Effect of phosphorus availability on the selection of species with different ploidy levels and genome sizes in a long-term grassland fertilization experiment



  • Polyploidy and increased genome size are hypothesized to increase organismal nutrient demands, namely of phosphorus (P), which is an essential and abundant component of nucleic acids. Therefore, polyploids and plants with larger genomes are expected to be selectively disadvantaged in P-limited environments. However, this hypothesis has yet to be experimentally tested.
  • We measured the somatic DNA content and ploidy level in 74 vascular plant species in a long-term fertilization experiment. The differences between the fertilizer treatments regarding the DNA content and ploidy level of the established species were tested using phylogeny-based statistics.

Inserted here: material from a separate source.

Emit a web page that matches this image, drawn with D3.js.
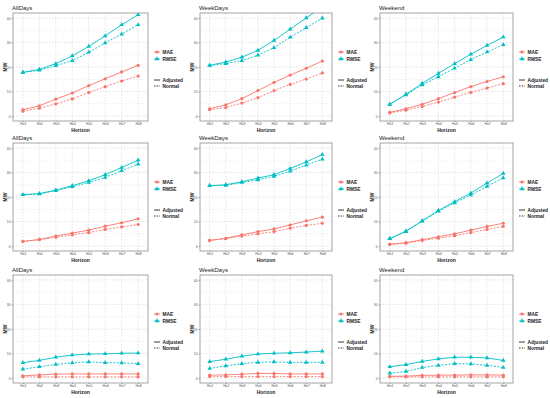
<!DOCTYPE html>
<html>
<head>
<meta charset="utf-8">
<script src="https://d3js.org/d3.v7.min.js"></script>
<style>
  body { margin: 0; background: #fff; }
  svg { display: block; font-family: "Liberation Sans", Arial, sans-serif; }
</style>
</head>
<body>
<svg id="chart" width="550" height="398"></svg>
<script>
const horizons = ['Ho1', 'Ho2', 'Ho3', 'Ho4', 'Ho5', 'Ho6', 'Ho7', 'Ho8'];
const yTicks = [0, 10, 20, 30, 40];
const titles = ['AllDays', 'WeekDays', 'Weekend'];

// row 1
const allDays1 = {
  maeAdj: [2.6, 4.2, 6.9, 9.4, 12.4, 15.2, 18.0, 20.7],
  maeNorm: [2.0, 3.2, 5.0, 7.0, 9.6, 12.0, 14.3, 16.3],
  rmseAdj: [17.8, 19.0, 21.4, 24.5, 28.4, 32.7, 37.2, 41.3],
  rmseNorm: [17.8, 18.7, 20.5, 22.6, 26.0, 29.8, 33.4, 37.2]
};
const weekDays1 = {
  maeAdj: [3.0, 4.6, 7.1, 10.4, 13.7, 16.7, 19.5, 22.4],
  maeNorm: [2.6, 3.5, 5.3, 7.5, 10.4, 12.9, 15.1, 17.6],
  rmseAdj: [20.7, 22.0, 24.0, 26.8, 30.8, 35.4, 40.0, 44.5],
  rmseNorm: [20.6, 21.4, 22.6, 24.8, 27.9, 32.1, 36.0, 39.9]
};
const weekend1 = {
  maeAdj: [1.5, 3.0, 4.8, 7.1, 9.6, 12.0, 14.1, 16.0],
  maeNorm: [1.3, 2.4, 3.9, 5.7, 7.7, 9.7, 11.4, 13.2],
  rmseAdj: [4.8, 8.9, 13.3, 17.4, 21.4, 25.2, 28.8, 32.2],
  rmseNorm: [4.8, 8.6, 12.7, 16.0, 19.5, 23.0, 26.1, 29.1]
};
// row 2
const allDays2 = {
  maeAdj: [1.9, 2.7, 4.1, 5.3, 6.5, 8.1, 9.5, 11.1],
  maeNorm: [1.9, 2.6, 3.6, 4.6, 5.5, 6.8, 7.8, 8.8],
  rmseAdj: [20.9, 21.4, 22.8, 24.6, 26.6, 29.1, 32.0, 35.0],
  rmseNorm: [20.9, 21.2, 22.6, 24.2, 25.9, 28.0, 30.7, 33.4]
};
const weekDays2 = {
  maeAdj: [2.3, 3.2, 4.6, 5.9, 7.0, 8.6, 10.3, 11.8],
  maeNorm: [2.3, 3.0, 4.1, 5.0, 5.9, 7.3, 8.4, 9.3],
  rmseAdj: [24.6, 25.0, 26.2, 27.7, 29.1, 31.6, 34.3, 37.3],
  rmseNorm: [24.6, 24.7, 25.9, 27.0, 28.4, 30.5, 33.0, 35.4]
};
const weekend2 = {
  maeAdj: [0.7, 1.4, 2.6, 3.8, 5.0, 6.5, 8.0, 9.3],
  maeNorm: [0.7, 1.2, 2.3, 3.2, 4.2, 5.5, 6.8, 8.0],
  rmseAdj: [3.0, 6.1, 10.3, 14.5, 18.1, 21.6, 25.7, 29.6],
  rmseNorm: [3.0, 5.9, 10.1, 14.2, 17.6, 20.8, 24.3, 27.8]
};
// row 3
const allDays3 = {
  maeAdj: [0.9, 1.3, 1.6, 1.7, 1.7, 1.7, 1.7, 1.7],
  maeNorm: [0.5, 0.5, 0.5, 0.5, 0.5, 0.5, 0.5, 0.5],
  rmseAdj: [6.3, 7.2, 8.5, 9.4, 9.8, 9.9, 10.1, 10.2],
  rmseNorm: [3.6, 4.6, 5.6, 6.2, 6.6, 6.3, 6.2, 5.9]
};
const weekDays3 = {
  maeAdj: [1.2, 1.3, 1.6, 1.9, 1.9, 1.7, 1.7, 1.7],
  maeNorm: [0.6, 0.6, 0.6, 0.6, 0.6, 0.6, 0.6, 0.6],
  rmseAdj: [6.7, 7.7, 8.9, 9.8, 10.1, 10.3, 10.6, 11.0],
  rmseNorm: [3.9, 5.0, 5.9, 6.4, 6.6, 6.4, 6.4, 6.4]
};
const weekend3 = {
  maeAdj: [0.7, 0.8, 1.1, 1.2, 1.2, 1.3, 1.3, 1.2],
  maeNorm: [0.5, 0.5, 0.5, 0.5, 0.5, 0.5, 0.5, 0.5],
  rmseAdj: [4.6, 5.5, 6.8, 7.8, 8.5, 8.5, 8.2, 7.2],
  rmseNorm: [2.0, 2.7, 4.3, 5.2, 5.9, 5.8, 5.2, 4.3]
};

const panelsData = [
  [allDays1, weekDays1, weekend1],
  [allDays2, weekDays2, weekend2],
  [allDays3, weekDays3, weekend3]
];

const colMae = '#F8766D';
const colRmse = '#00BFC4';

// layout
const rowTop = [0, 130, 262];
const cols = [
  { left: 13, right: 148 },
  { left: 200, right: 332 },
  { left: 380, right: 513 }
];
const plotTop = 13, plotBottom = 121;

const svg = d3.select('#chart');
const triangle = d3.symbol().type(d3.symbolTriangle).size(9);

panelsData.forEach((row, ri) => {
  row.forEach((d, ci) => {
    const c = cols[ci];
    const oy = rowTop[ri];
    const g = svg.append('g').attr('transform', `translate(0, ${oy})`);

    const x = d3.scalePoint().domain(horizons).range([c.left, c.right]).padding(0.6);
    const y = d3.scaleLinear().domain([-2, 42]).range([plotBottom, plotTop]);

    const clipId = `clip-${ri}-${ci}`;
    g.append('clipPath').attr('id', clipId)
      .append('rect')
      .attr('x', c.left).attr('y', plotTop)
      .attr('width', c.right - c.left).attr('height', plotBottom - plotTop);

    // grid
    const grid = g.append('g');
    const minor = [5, 15, 25, 35];
    grid.selectAll('line.ymin').data(minor).join('line')
      .attr('x1', c.left).attr('x2', c.right)
      .attr('y1', y).attr('y2', y)
      .attr('stroke', '#e2e2e2').attr('stroke-width', 0.5).attr('stroke-dasharray', '1.5,1.5');
    grid.selectAll('line.ymaj').data(yTicks).join('line')
      .attr('x1', c.left).attr('x2', c.right)
      .attr('y1', y).attr('y2', y)
      .attr('stroke', '#d4d4d4').attr('stroke-width', 0.6).attr('stroke-dasharray', '1.5,1.5');
    grid.selectAll('line.xmaj').data(horizons).join('line')
      .attr('x1', x).attr('x2', x)
      .attr('y1', plotTop).attr('y2', plotBottom)
      .attr('stroke', '#d4d4d4').attr('stroke-width', 0.6).attr('stroke-dasharray', '1.5,1.5');

    // series
    const series = [
      { vals: d.maeAdj, color: colMae, dash: null, shape: 'circle' },
      { vals: d.maeNorm, color: colMae, dash: '2,1.5', shape: 'circle' },
      { vals: d.rmseAdj, color: colRmse, dash: null, shape: 'triangle' },
      { vals: d.rmseNorm, color: colRmse, dash: '2,1.5', shape: 'triangle' }
    ];
    const line = d3.line().x((v, i) => x(horizons[i])).y(v => y(v));
    const marks = g.append('g').attr('clip-path', `url(#${clipId})`);
    series.forEach(s => {
      marks.append('path')
        .attr('d', line(s.vals))
        .attr('fill', 'none')
        .attr('stroke', s.color)
        .attr('stroke-width', 0.9)
        .attr('stroke-dasharray', s.dash);
      if (s.shape === 'circle') {
        marks.selectAll(null).data(s.vals).join('circle')
          .attr('cx', (v, i) => x(horizons[i])).attr('cy', v => y(v))
          .attr('r', 1.6).attr('fill', s.color);
      } else {
        marks.selectAll(null).data(s.vals).join('path')
          .attr('d', triangle)
          .attr('transform', (v, i) => `translate(${x(horizons[i])}, ${y(v)})`)
          .attr('fill', s.color);
      }
    });

    // border
    g.append('rect')
      .attr('x', c.left).attr('y', plotTop)
      .attr('width', c.right - c.left).attr('height', plotBottom - plotTop)
      .attr('fill', 'none').attr('stroke', '#7f7f7f').attr('stroke-width', 0.7);

    // axes
    const yAxis = d3.axisLeft(y).tickValues(yTicks).tickSize(1.2).tickPadding(1.2);
    const ya = g.append('g').attr('transform', `translate(${c.left}, 0)`).call(yAxis);
    const xAxis = d3.axisBottom(x).tickSize(1).tickPadding(0.8);
    const xa = g.append('g').attr('transform', `translate(0, ${plotBottom})`).call(xAxis);
    [ya, xa].forEach(a => {
      a.select('.domain').remove();
      a.selectAll('.tick line').attr('stroke', '#555').attr('stroke-width', 0.5);
      a.selectAll('.tick text').attr('fill', '#555').style('font-size', '3.4px');
    });

    // labels
    g.append('text')
      .attr('x', c.left - 1).attr('y', 9.5)
      .style('font-size', '6px').attr('fill', '#222')
      .text(titles[ci]);
    g.append('text')
      .attr('x', (c.left + c.right) / 2).attr('y', 132)
      .attr('text-anchor', 'middle')
      .style('font-size', '5px').style('font-weight', 'bold').attr('fill', '#222')
      .text('Horizon');
    g.append('text')
      .attr('transform', `translate(${c.left - 6.5}, ${(plotTop + plotBottom) / 2}) rotate(-90)`)
      .attr('text-anchor', 'middle')
      .style('font-size', '5px').style('font-weight', 'bold').attr('fill', '#222')
      .text('MW');

    // legend
    const lg = g.append('g').attr('transform', `translate(${c.right + 6}, 0)`);
    const items = [
      { label: 'MAE', color: colMae, shape: 'circle', y: 52 },
      { label: 'RMSE', color: colRmse, shape: 'triangle', y: 59 }
    ];
    items.forEach(it => {
      lg.append('line').attr('x1', 0).attr('x2', 6).attr('y1', it.y).attr('y2', it.y)
        .attr('stroke', it.color).attr('stroke-width', 0.9);
      if (it.shape === 'circle') {
        lg.append('circle').attr('cx', 3).attr('cy', it.y).attr('r', 1.6).attr('fill', it.color);
      } else {
        lg.append('path').attr('d', triangle).attr('transform', `translate(3, ${it.y})`).attr('fill', it.color);
      }
      lg.append('text').attr('x', 8.5).attr('y', it.y + 1.7)
        .style('font-size', '4.8px').style('font-weight', 'bold').attr('fill', '#222')
        .text(it.label);
    });
    const lt = [
      { label: 'Adjusted', dash: null, y: 80 },
      { label: 'Normal', dash: '1.5,1.2', y: 86 }
    ];
    lt.forEach(it => {
      lg.append('line').attr('x1', 0).attr('x2', 6).attr('y1', it.y).attr('y2', it.y)
        .attr('stroke', '#222').attr('stroke-width', 0.9).attr('stroke-dasharray', it.dash);
      lg.append('text').attr('x', 8.5).attr('y', it.y + 1.7)
        .style('font-size', '4.8px').style('font-weight', 'bold').attr('fill', '#222')
        .text(it.label);
    });
  });
});
</script>
</body>
</html>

  • The percentage and biomass of polyploid species clearly increased with soil P in particular fertilizer treatments, and a similar but weaker trend was observed for the DNA content. These increases were associated with the dominance of competitive life strategy (particularly advantageous in the P-treated plots) in polyploids and the enhanced competitive ability of dominant polyploid grasses at high soil P concentrations, indicating their increased P limitation.
  • Our results verify the hypothesized effect of P availability on the selection of polyploids and plants with increased genome sizes, although the relative contribution of increased P demands vs increased competitiveness as causes of the observed pattern requires further evaluation.